Mais interessante é a opção da Ryanair que opera exclusivamente Boeing 737-800. A empresa irlandesa costuma estar um passo à frente da concorrência e para já assinou um acordo de entendimento com os chineses da Comac que irão lançar, também em 2016, um rival do A320NEO. Conhecido por C919 e feito para rivalizar com o novo Airbus, faz-se equipar precisamente com os mesmos motores CFM e P&W do A320NEO.

sexta-feira, 1 de julho de 2011

Preço da electricidade na Europa

O Eurostat publicou recentemente o preço da electricidade nos países europeus e não existem muitos argumentos que se possa ter contra números. Os valores apresentados incluem impostos o que favorece naturalmente Portugal que aplica uma taxa reduzida de 6% à electricidade. Ainda assim, em PPS (purchasing power santards), que nivela o preço da electricidade pelo custo de vida do país, cada kWh consumido por um português pesa-lhe quase o dobro daquilo que custa ao francês pagar pela mesma electricidade, uma consequência clara da nossa opção pelas fontes renováveis para gerar energia eléctrica.

Seria interessante saber o resultado deste estudo da Accenture se os portugueses tivessem presente estas tabelas do Eurostat uma vez que dizem estar dispostos, no máximo, a pagar mais 5% por energias renováveis.

Eléctrico vs Diesel vs Híbrido: as contas

Nissan Leaf
Ainda não se sabe, em concreto, qual vai ser vai a posição do actual governo face à política de incentivos para a aquisição de carro eléctrico. Para o governo cessante a aposta foi forte e só não provocou danos nas contas públicas porque a recepção por parte dos portugueses foi fraca, tal como em todo o mundo. Não tenhamos ilusões, nos próximos dez anos, e dependendo da evolução do preço dos combustíveis, a penetração de carros eléctricos no mundo ficará entre o negligenciável e o minoritário. É essa a opinião dos fabricantes de automóveis que postei há uns dias atrás, mas também a conclusão deste estudo do Boston Consulting Group que, no cenário mais optimista para o eléctrico, lhe atribui uma fatia de 10% do mercado.

Atendendo à previsão, que repito, encontra consenso entre todos os agentes que se debruçam isentamente sobre o assunto, ainda é mais questionável o incentivo de que os carros eléctricos beneficiam. Isto porque num horizonte temporal útil os veículos eléctricos não vão diminuir significativamente a importação de petróleo, ou como defendi no post anterior, servir de armazém à excessiva produção de energia eólica durante a noite.

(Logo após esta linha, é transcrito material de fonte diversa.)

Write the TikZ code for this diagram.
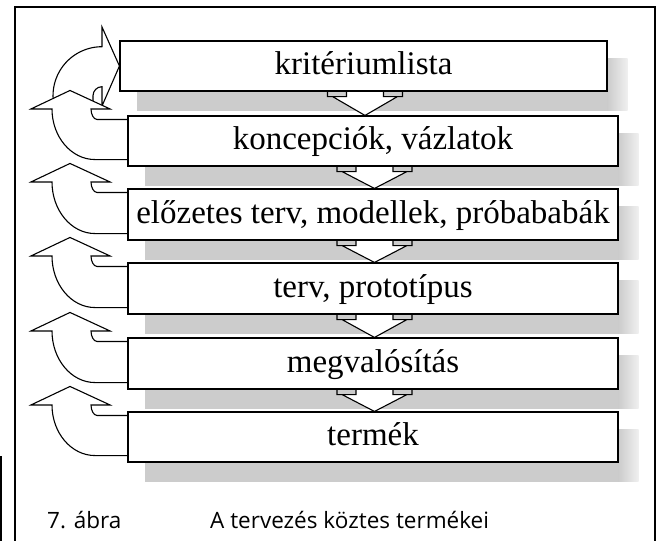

No entanto, vale a pena comparar a competitividade das três ofertas (eléctrico, diesel, híbrido) na mesma base, isto é, sem impostos. É assim que vale a pena fazer a análise porque se, inesperadamente, os eléctricos começassem a ganhar quota de mercado naturalmente o des(equilíbrio) de impostos cobrados teria de ser revista e haveria transferência de IA e ISP para os eléctricos e para a electricidade. Vou comparar três pequenos familiares usando os dados encontrados no site dos respectivos importadores.

Eléctrico: Nissan Leaf
Preço sem IVA nem incentivo: €31.000
Consumo médio (autonomia de 160km): 15 kWh/100km

Custo média da electricidade: €0,15/kWh +15% para compensar défice tarifário menos 6% (IVA) = €0,164/kWh
Custo combustível/100km: 15 x .164 = €2,45/100km


Diesel: VW Golf 1.6 TDI  
Preço antes de impostos: €18.000
Consumo médio: 4,5l/100km
Custo do diesel antes de impostos (47%): €0,731/l
Custo combustível/100km: 0,689 x 4,5 = €3,29/100km

Eléctrico vs Diesel
Diferença de preços entre os carros - €13.000
Diferença de custo de combustível - €0,84/100km
Distância para compensar híbrido - 1,5 milhões de km

Híbrido: Toyota Auris HSD
Preço antes de impostos: €19.300
Consumo médio: 4,5l/100km
Custo da gasolina antes de impostos (58%): €0,655/l
Custo combustível/100km: 0,655 x 4,5 = €2,94/100km

Eléctrico vs Híbrido
Diferença de preços entre os carros - €11.700
Diferença de custo de combustível - €0,49/100km
Distância para compensar híbrido - 2,4 milhões de km

Conclusões finais

1. Com uma distribuição equitativa de impostos, um automóvel híbrido a gasolina é, com os preços de combustíveis antes de impostos praticados actualmente, a solução mais económica.
2. Colocando a hipótese que o dono do Nissan Leaf carregasse sempre à noite (como desejam os estados que lhes dão incentivo como Portugal ou Dinamarca) mesmo com metade do custo da electricidade o cenário não mudaria muito.

3. No mundo real autonomia a autonomia do Leaf fica-se pelos 110km com baterias novas pelo que apenas pode ser considerado como alternativa a um carro convencional se for para utilização urbana.